Fay’s research team works to prevent artery re-narrowing, enable healthier artery repair


Missouri ranks eighth in the nation in residents’ incidence of cardiovascular disease, and recently the state dedicated significant funding to research aimed at preventing the most serious complications accompanying treatment.

In 2008, the Missouri Life Sciences Research Board awarded $13.1 million in research and commercialization grants to 14 research projects. William Fay, MD, J.W. and Lois Winifred Stafford Distinguished Chair in Diabetes and Cardiovascular Research, leads one of six MU teams to receive funding from the state’s research trust fund, in the amount of $815,625.

Fay, a professor of internal medicine, pharmacology and medical physiology and director of cardiovascular medicine, said the state’s investment enables collaborating researchers at the School of Medicine and College of Veterinary Medicine to take their hypothesis to the next level by testing it in a pig model, whose cardiac anatomy is very similar to a human’s.

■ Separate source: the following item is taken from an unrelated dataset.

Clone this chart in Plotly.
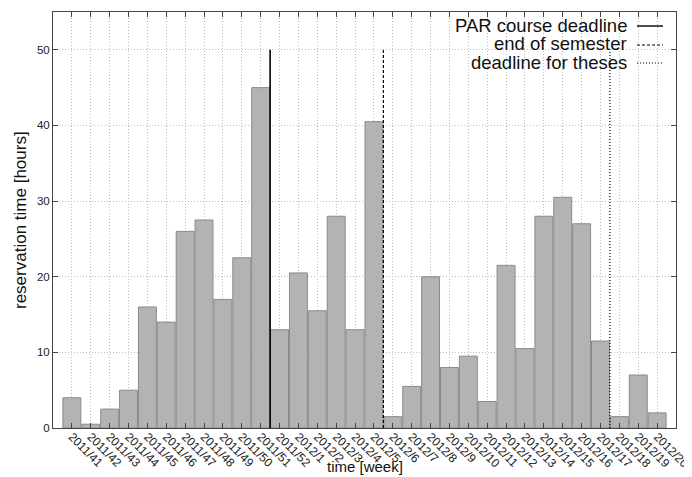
import plotly.graph_objects as go

# ---- data ----
weeks = ["2011/41", "2011/42", "2011/43", "2011/44", "2011/45", "2011/46", "2011/47",
         "2011/48", "2011/49", "2011/50", "2011/51", "2011/52",
         "2012/1", "2012/2", "2012/3", "2012/4", "2012/5", "2012/6", "2012/7", "2012/8",
         "2012/9", "2012/10", "2012/11", "2012/12", "2012/13", "2012/14", "2012/15",
         "2012/16", "2012/17", "2012/18", "2012/19", "2012/20"]
hours = [4, 0.5, 2.5, 5, 16, 14, 26, 27.5, 17, 22.5, 45, 13,
         20.5, 15.5, 28, 13, 40.5, 1.5, 5.5, 20, 8, 9.5, 3.5, 21.5,
         10.5, 28, 30.5, 27, 11.5, 1.5, 7, 2]
deadline_names = ["PAR course deadline", "end of semester", "deadline for theses"]
deadline_after_week = ["2011/51", "2012/5", "2012/17"]
deadline_height = [50, 50, 50]
y_ticks = [0, 10, 20, 30, 40, 50]

# ---- layout geometry (page body has an 8px margin) ----
OFF = 8
W, H = 692 - OFF, 477 - OFF
ML, MR, MT, MB = 53 - OFF, 16, 12 - OFF, 49
PW, PH = W - ML - MR, H - MT - MB
FONT = "Liberation Sans, Arial, Helvetica, sans-serif"


def px_x(p):
    # window pixel -> paper x
    return (p - OFF - ML) / PW


def px_y(p):
    # window pixel -> paper y
    return (H - MB - (p - OFF)) / PH


xs = list(range(len(weeks)))

fig = go.Figure()
fig.add_trace(go.Bar(
    x=xs, y=hours,
    marker=dict(color="#b3b3b3", line=dict(color="#8a8a8a", width=1)),
    hoverinfo="skip",
))

styles = [dict(color="black", width=1.6, dash="solid"),
          dict(color="black", width=1.2, dash="3px,2px"),
          dict(color="black", width=1.2, dash="1px,2px")]

for name, wk, h, st in zip(deadline_names, deadline_after_week, deadline_height, styles):
    xpos = weeks.index(wk) + 0.5
    fig.add_trace(go.Scatter(x=[xpos, xpos], y=[0, h], mode="lines",
                             line=st, name=name, hoverinfo="skip"))

# ---- custom legend (text right-aligned, sample on the right) ----
row_centers = [25, 44, 62]
row_text_left = [451, 493, 470]
row_boxes = [(14, 34), (34, 51), (52, 70)]
shapes = []
annotations = []
for name, st, yc, tl, (b0, b1) in zip(deadline_names, styles, row_centers, row_text_left, row_boxes):
    shapes.append(dict(type="rect", xref="paper", yref="paper",
                       x0=px_x(tl), x1=px_x(668), y0=px_y(b1), y1=px_y(b0),
                       fillcolor="white", line=dict(width=0), layer="between"))
    shapes.append(dict(type="line", xref="paper", yref="paper",
                       x0=px_x(637), x1=px_x(663), y0=px_y(yc + 1), y1=px_y(yc + 1),
                       line=dict(color="black", width=1.2 if st["dash"] != "solid" else 1.4,
                                 dash=st["dash"])))
    annotations.append(dict(text=name, xref="paper", yref="paper",
                            x=px_x(629), y=px_y(yc), xanchor="right", yanchor="middle",
                            showarrow=False, font=dict(size=18.5, family=FONT, color="#111")))

# axis titles
annotations.append(dict(text="time [week]", xref="paper", yref="paper", x=0.5, y=0,
                        xanchor="center", yanchor="middle", yshift=-38, showarrow=False,
                        font=dict(size=15, family=FONT, color="#111")))
annotations.append(dict(text="reservation time [hours]", xref="paper", yref="paper",
                        x=0, y=0.5, xanchor="center", yanchor="middle", xshift=-33,
                        textangle=-90, showarrow=False,
                        font=dict(size=17, family=FONT, color="#111")))

fig.update_layout(
    width=W, height=H,
    margin=dict(l=ML, r=MR, t=MT, b=MB),
    plot_bgcolor="white", paper_bgcolor="white",
    showlegend=False, bargap=0.05,
    font=dict(family=FONT, color="#222"),
    shapes=shapes, annotations=annotations,
)
fig.update_xaxes(
    range=[-1, len(weeks)], tickmode="array", tickvals=xs, ticktext=weeks,
    tickangle=45, tickfont=dict(size=12, color="#222"), ticklabelstandoff=-4,
    showgrid=True, gridcolor="#bdbdbd", griddash="1px,2px", gridwidth=1,
    showline=True, linecolor="#444", linewidth=1, mirror="allticks",
    ticks="inside", ticklen=5, tickcolor="#444", zeroline=False, automargin=False,
)
fig.update_yaxes(
    range=[0, 55], tickmode="array", tickvals=y_ticks,
    tickfont=dict(size=11.5, color="#222"),
    showgrid=True, gridcolor="#bdbdbd", griddash="1px,2px", gridwidth=1,
    showline=True, linecolor="#444", linewidth=1, mirror="allticks",
    ticks="inside", ticklen=5, tickcolor="#444", zeroline=False, automargin=False,
)

fig.write_html("out.html")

He will closely collaborate with Douglas Bowles, PhD, associate professor of biomedical sciences at the veterinary school, to use the resources available at MU’s National Swine Resource and Research Center.

“Developing new strategies to treat coronary disease will be beneficial to the citizens of Missouri,” Fay said. “I think that our multidisciplinary team is very well-positioned to have some spinoff element that will have financial implications with obviously the long-term goal of providing patients with better treatment.”

During cardiac catheterization, a flexible tube, or catheter, is threaded through an artery. If a blockage is detected, doctors clear it and place a drug eluting stent – a tubular wire mesh scaffold coated with drugs to improve blood flow and prevent re-narrowing of the artery. Unfortunately, in recent years, researchers have noted an unwanted side effect of the drug coating.

“Drug eluting stents are very good, but it’s hard to develop a perfect treatment and one of their limitations is there can be a problem with clotting later on,” Fay said. “They inhibit the artery-clogging smooth muscle cells from growing-in, but they also inhibit the normal repair of cells in the artery lining.”

Fay’s team will focus on new strategies to prevent the re-narrowing of the arteries while ensuring normal, healthy cell repair in the artery lining, or endothelium. In particular, his multidisciplinary team will test a mutant protein compound that preliminary studies show could delay plaque re-formation without promoting clotting.

The Life Sciences Research Board weighted funding proposals based on their scientific merits and their abilities to use funding to provide statewide economic return, as well as their alignment with state priorities.

“This has been a highly-competitive process,” said Roger Mitchell, PhD, the board’s chair. “These newly-awarded grants will leverage substantial additional investment in Missouri.”